From: Bill Moseley <moseley(at)not-real.hank.org>
Date: Wed Sep 24 2003 - 17:26:08 GMT
On Wed, Sep 24, 2003 at 04:22:24AM -0700, Peter Asemann wrote:
> Hi there!
> 
> I've taken a look into the swish-e mailing-list archives and found that I
> already got on everybody's nerves in 2001 by asking if not I could have an 
> index larger than 2 GB.
> I was told that i could have multiple <2GB index files as a work-around.
> But somehow I'm not feeling comfortable with that 2GB limit.
> I'm not sure if not something happened in between and swish-e can now index
> terabytes or something...
> but in case there's still that 2 GB barrier, I'd really like to know if and
> how it could be broken.
> Is that 2 GB limit so hard-coded that it's virtually impossible to remove?

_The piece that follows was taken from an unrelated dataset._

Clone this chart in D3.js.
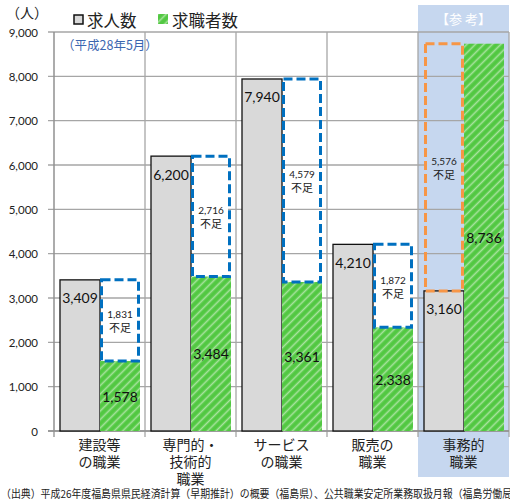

I would not say impossible.  Swish is something like 7 or 8 years old 
with twice that number of people hacking on it over the years.  I 
suspect you would need to just go through the code line-by-line and 
clean things up as you go.  Swish-e builds on 64bit Alphas, but I've 
never tested with large file support and anything that needed more than 
32 bits.  I suspect that signed integer overflow might be the tricky 
part.

While you are in there you could convert to UTF-8, too.

Might be easer it rewrite from scratch.


-- 
Bill Moseley
moseley@hank.org
Received on Wed Sep 24 17:26:45 2003